PALERMO – Il mero ritardo nel deposito di sentenze non può comportare la responsabilità del magistrato per danno erariale, ma solo un’eventuale responsabilità disciplinare. E così l’ex giudice non dovrà pagare il danno erariale per 90mila euro a cui era stato condannato. A deciderlo sono state le Sezioni unite civili della Suprema Corte di cassazione, presiedute da Biagio Virgilio, che con una recente ordinanza hanno giudicato il ricorso del docente universitario ed ex componente laico del Cga Giuseppe Mineo, difeso dagli avvocati Alessandro Dagnino, Antonino Mancuso e Patrizia Stallone.

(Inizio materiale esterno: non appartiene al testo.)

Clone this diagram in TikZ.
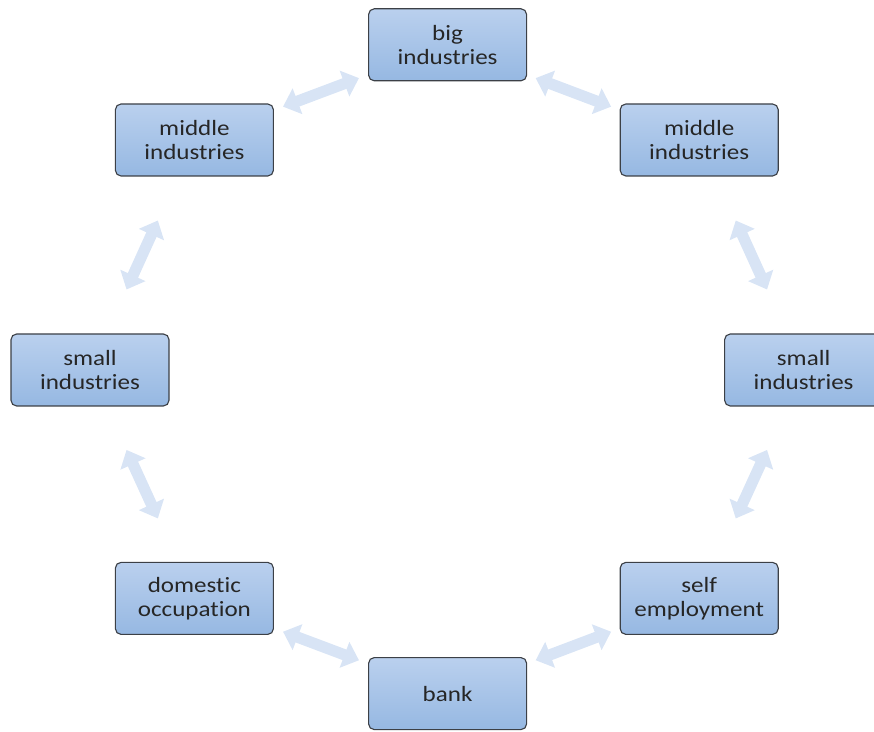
\documentclass[tikz,border=0pt]{standalone}
\usepackage{fontspec}
\setmainfont{Carlito}[FakeStretch=1.15,Ligatures=NoCommon]
\usetikzlibrary{arrows.meta,calc}

\definecolor{boxtop}{RGB}{186,208,238}
\definecolor{boxbottom}{RGB}{150,184,226}
\definecolor{boxline}{RGB}{60,64,70}
\definecolor{linkblue}{RGB}{216,228,245}
\definecolor{textgray}{RGB}{38,38,38}

\tikzset{
  stage/.style={rectangle, rounded corners=4pt, draw=boxline, line width=0.8pt,
    top color=boxtop, bottom color=boxbottom, text=textgray, align=center,
    minimum width=3.95cm, minimum height=1.8cm,
    font=\fontsize{15.5}{17}\selectfont},
  link/.style={draw=linkblue, line width=8pt,
    {Triangle[length=11pt,width=19pt]}-{Triangle[length=11pt,width=19pt]}}
}

\begin{document}
\begin{tikzpicture}

  \useasboundingbox (0,0) rectangle (21.85,18.3);

  % Boxes round the circle
  \node[stage] (big) at (11.19,17.18) {big\\industries};
  \node[stage] (midL) at (4.86,14.8) {middle\\industries};
  \node[stage] (midR) at (17.48,14.8) {middle\\industries};
  \node[stage] (smallL) at (2.25,9.05) {small\\industries};
  \node[stage] (smallR) at (20.09,9.05) {small\\industries};
  \node[stage] (domestic) at (4.86,3.34) {domestic\\occupation};
  \node[stage] (self) at (17.48,3.34) {self\\employment};
  \node[stage] (bank) at (11.19,0.96) {bank};

  % Two-way arrows between neighbours
  \draw[link] ($(big)!.35!(midR)$) -- ($(big)!.65!(midR)$);
  \draw[link] ($(big)!.35!(midL)$) -- ($(big)!.65!(midL)$);
  \draw[link] ($(midL)!.35!(smallL)$) -- ($(midL)!.65!(smallL)$);
  \draw[link] ($(smallL)!.35!(domestic)$) -- ($(smallL)!.65!(domestic)$);
  \draw[link] ($(domestic)!.35!(bank)$) -- ($(domestic)!.65!(bank)$);
  \draw[link] ($(bank)!.35!(self)$) -- ($(bank)!.65!(self)$);
  \draw[link] ($(self)!.35!(smallR)$) -- ($(self)!.65!(smallR)$);
  \draw[link] ($(smallR)!.35!(midR)$) -- ($(smallR)!.65!(midR)$);

\end{tikzpicture}
\end{document}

Il ricorso è stato presentato contro una sentenza della Sezione giurisdizionale d’appello della Corte dei conti siciliana e così con la decisione dei giudici della Cassazione è stato stabilito che Mineo non dovrà versare nessuna somma per danno erariale. Stando alla decisione del secondo grado, infatti, l’ex giudice del Consiglio di giustizia amministrativa della Regione Siciliana avrebbe dovuto versare 90mila euro all’Erario.
Adesso, con la decisione della Suprema Corte è ribaltata sia la sentenza di secondo grado che quella di primo grado dove Mineo era stato condannato a 315mila euro di risarcimento.
Nelle 34 pagine di motivazione le Sezioni unite esaminano tutti gli aspetti della responsabilità dei magistrati sottolineando come la responsabilità dei giudici abbia tratti peculiari che nascono dalla necessità di tutelarne l’indipendenza sancita dall’articolo 108 della Costituzione. Nell’ordinanza gli ermellini hanno accolto le tesi della difesa secondo cui la giurisdizione della Corte dei conti per il disservizio causato all’amministrazione della Giustizia da comportamenti del giudice si manifesta nel caso in cui il magistrato abbia commesso un reato e in altre ipotesi specificamente previste, ad esempio nel caso di condanna dello Stato italiano per irragionevole durata dei processi, ai sensi della cosiddetta legge Pinto.
“La responsabilità erariale per danno da disservizio – si legge nella decisione – non deriva dal ritardo di per sé, neppure quando reiterato, grave e ingiustificato”. Questo infatti può essere “sanzionato disciplinarmente, e la responsabilità disciplinare serve, da sola, a tutelare il corretto esercizio della funzione e, con essa, il prestigio e il decoro del magistrato e il prestigio dell’istituzione giudiziaria”.
Invece, spiega la sentenza, “quando il ritardo assume il significato di un comportamento non solo deontologicamente rilevante, ma anche illecito, risolvendosi in un reato o essendo l’effetto di un sostanziale mancato svolgimento della prestazione lavorativa, allora la protratta inerzia consente la configurazione di un danno erariale diretto, da violazione” del rapporto di lavoro che il giudice ha con l’Amministrazione.
Alla fine di questo percorso espositivo, dunque, i giudici di legittimità hanno stabilito il “difetto di giurisdizione della Corte dei conti” annullando in via definitiva la condanna al pagamento del danno erariale.
“La decisione delle Sezioni Unite Civili – sottolinea l’avvocato Alessandro Dagnino, cofondatore di Lexia Avvocati – oltre a rappresentare una rilevante pagina di diritto sulla responsabilità dei magistrati, riconosce giustizia al nostro assistito dopo che in secondo grado era stato riconosciuto come il ritardo nel deposito delle sentenze fosse il solo indicatore negativo a carico del professor Mineo, a fronte di molte performance positive tra cui l’avere redatto il maggior numero di ordinanze cautelari rispetto agli altri colleghi e l’avere registrato la migliore percentuale di presenze in tutti i collegi del Cga (giudicanti e consultivi), circostanza che aveva consentito la celebrazione di tutte le udienze programmate sebbene si fosse registrata una diminuzione dei componenti laici del Cga”.